The 1994 assault has never been claimed or solved, but Argentina and Israel have long suspected the Iran-backed group Hezbollah carried it out at Iran’s request.

Prosecutors have charged top Iranian officials with ordering the attack, though Tehran has denied any involvement.

The court also implicated Hezbollah and called the attack against the AMIA - the deadliest in Argentina’s history - a “crime against humanity.”

 Dam project 

Raisi’s Airbus A340 aircraft first landed at an airport in southern Sri Lanka nearby the $514 million Uma Oya irrigation and hydro-electricity project.

It was due to be commissioned in March 2014 but international sanctions against Iran saw the project mired in a decade of delays, Sri Lanka has said.

Raisi told a public rally at the Uma Oya site that Western countries tried to convince others that they were the sole source of knowledge and technology, but “skilful Iranian experts” had developed their own capacities.

“Our enemies did not favour development and progress for Iran, but the Iranian people were determined in order to realise it,” he said.

Sri Lanka funded most of the dam project after an initial investment of $50 million from the Export Development Bank of Iran in 2010, while construction was carried out by Iranian firm Farab.

Raisi then flew to the capital Colombo and was accorded a 21-gun salute before talks with Sri Lankan President Ranil Wickremesinghe, whose office said the visit symbolised “the cooperation between the two nations in this significant infrastructure endeavour”.

The Uma Oya’s two reservoirs are slated to irrigate 4,500 hectares (11,100 acres) of new land, while the hydro dam generators have a capacity of 120 megawatts.

Iran is a key buyer of Sri Lanka’s tea, the island’s main export commodity.

Sri Lanka is currently repaying a legacy debt of $215 million for Iranian oil by exporting tea.
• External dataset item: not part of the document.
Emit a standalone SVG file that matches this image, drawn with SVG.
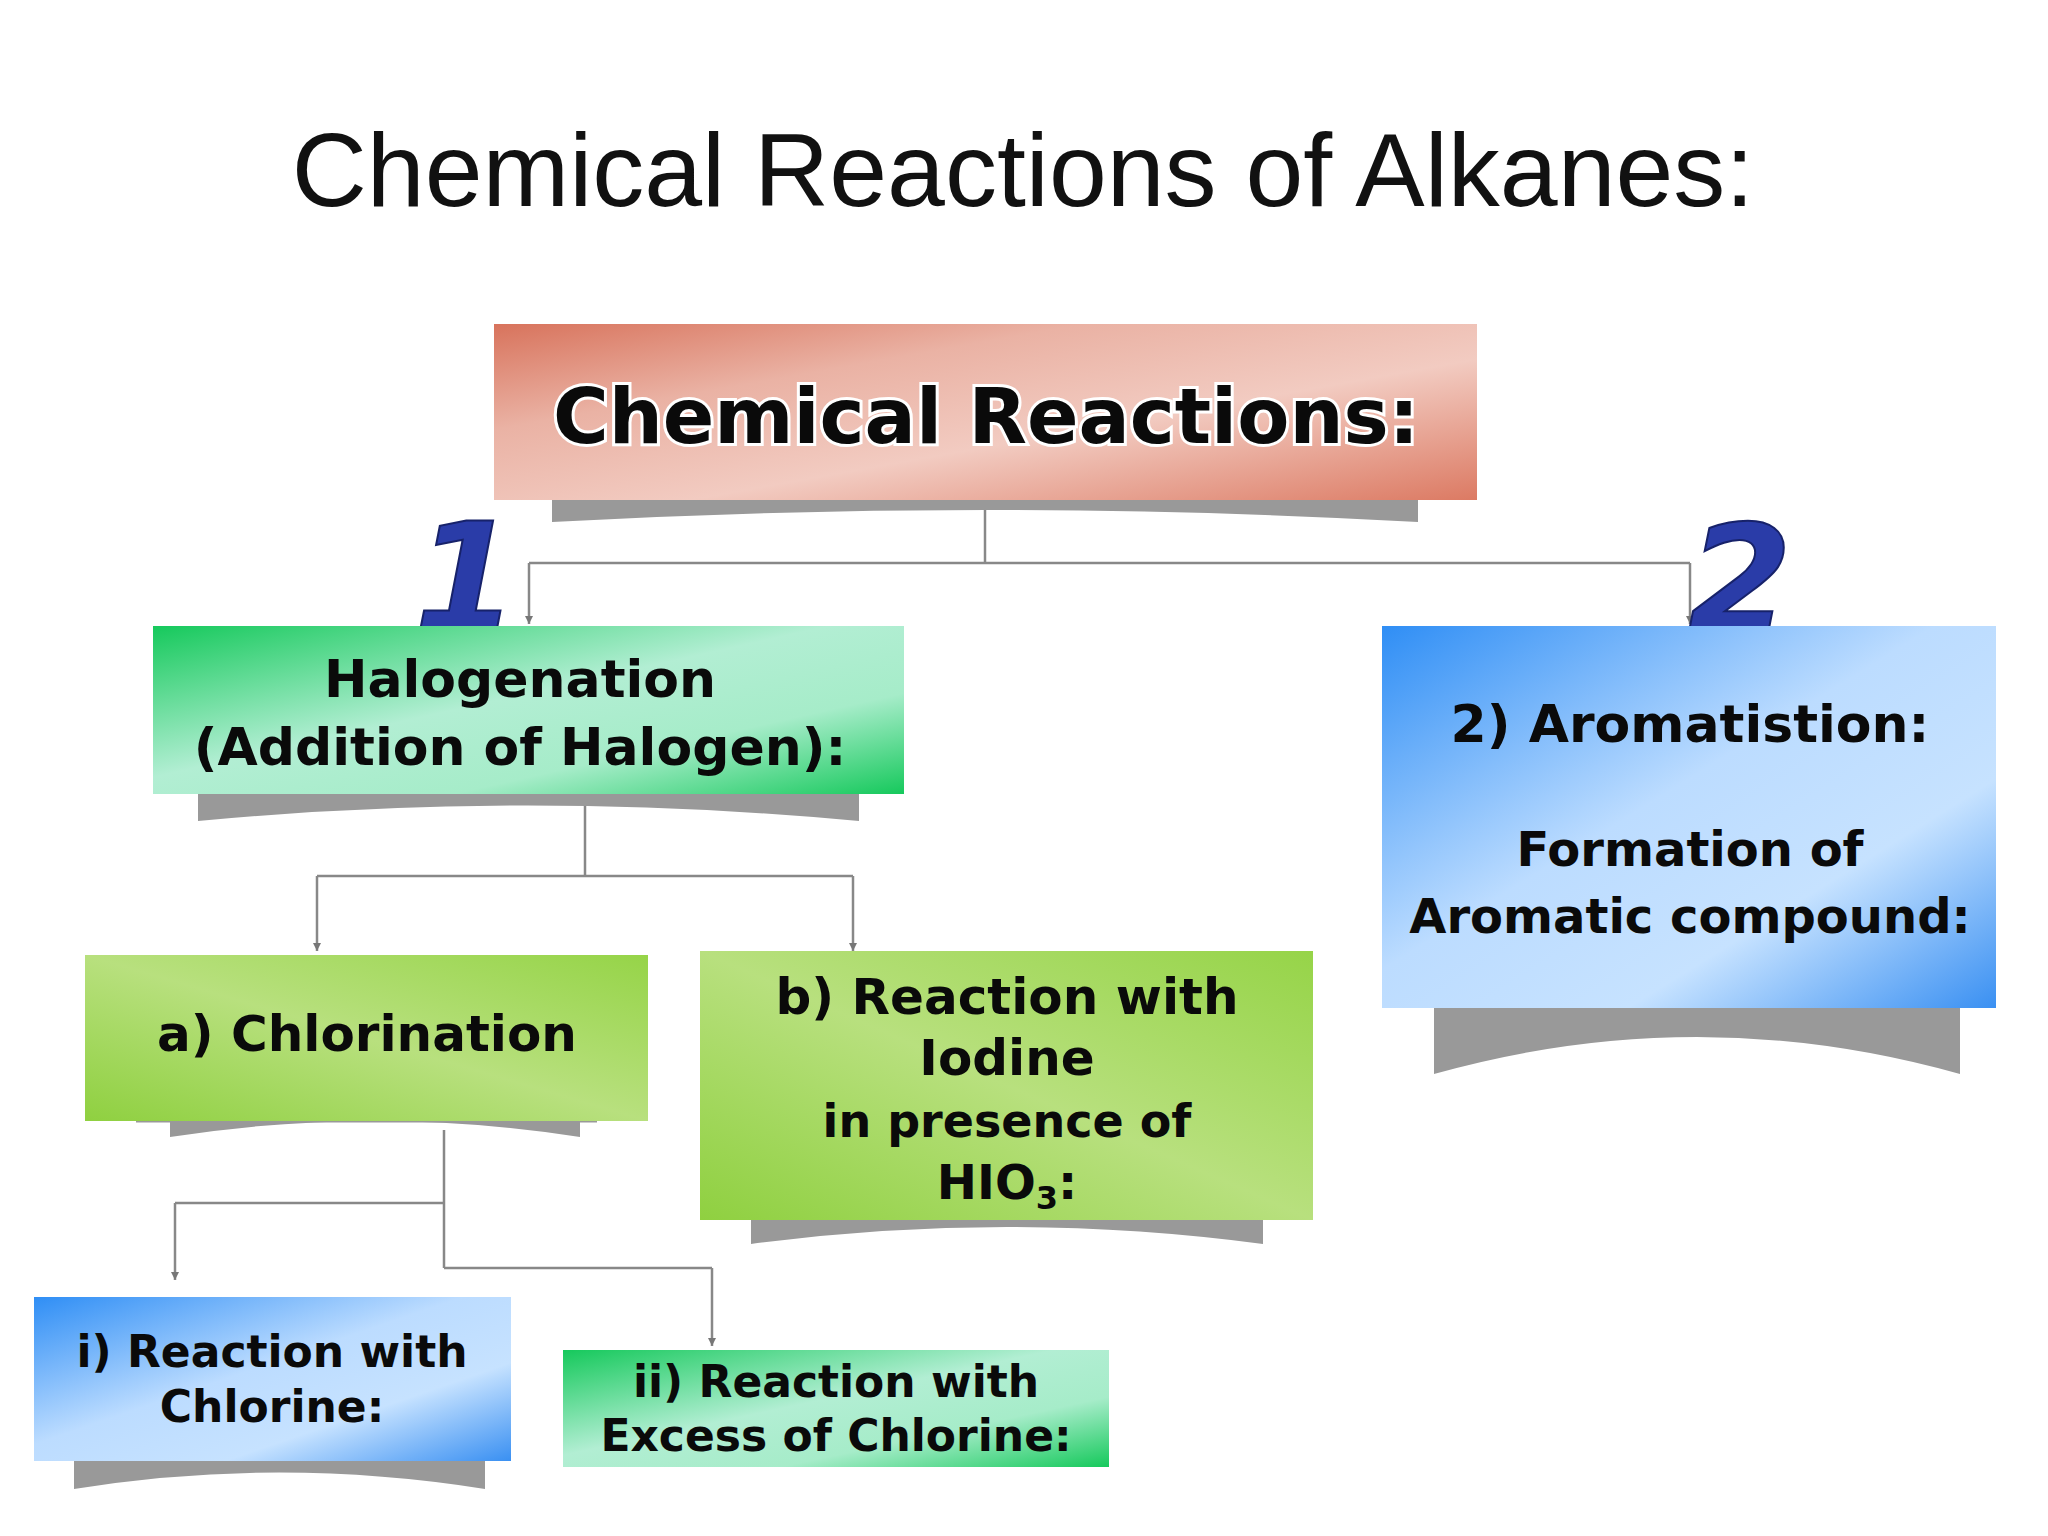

The country’s only oil refinery was built by Iran in 1969.

Raisi arrived in Sri Lanka after a three-day visit to Pakistan that followed tit-for-tat missile strikes in January in the region of Balochistan, which straddles the two nations’ porous border.

Tehran carried out the first strikes against an anti-Iran group inside Pakistan, with Islamabad retaliating by hitting “militant targets” inside Iran.

Both nations have previously accused each other of harbouring militants on their respective sides of the border.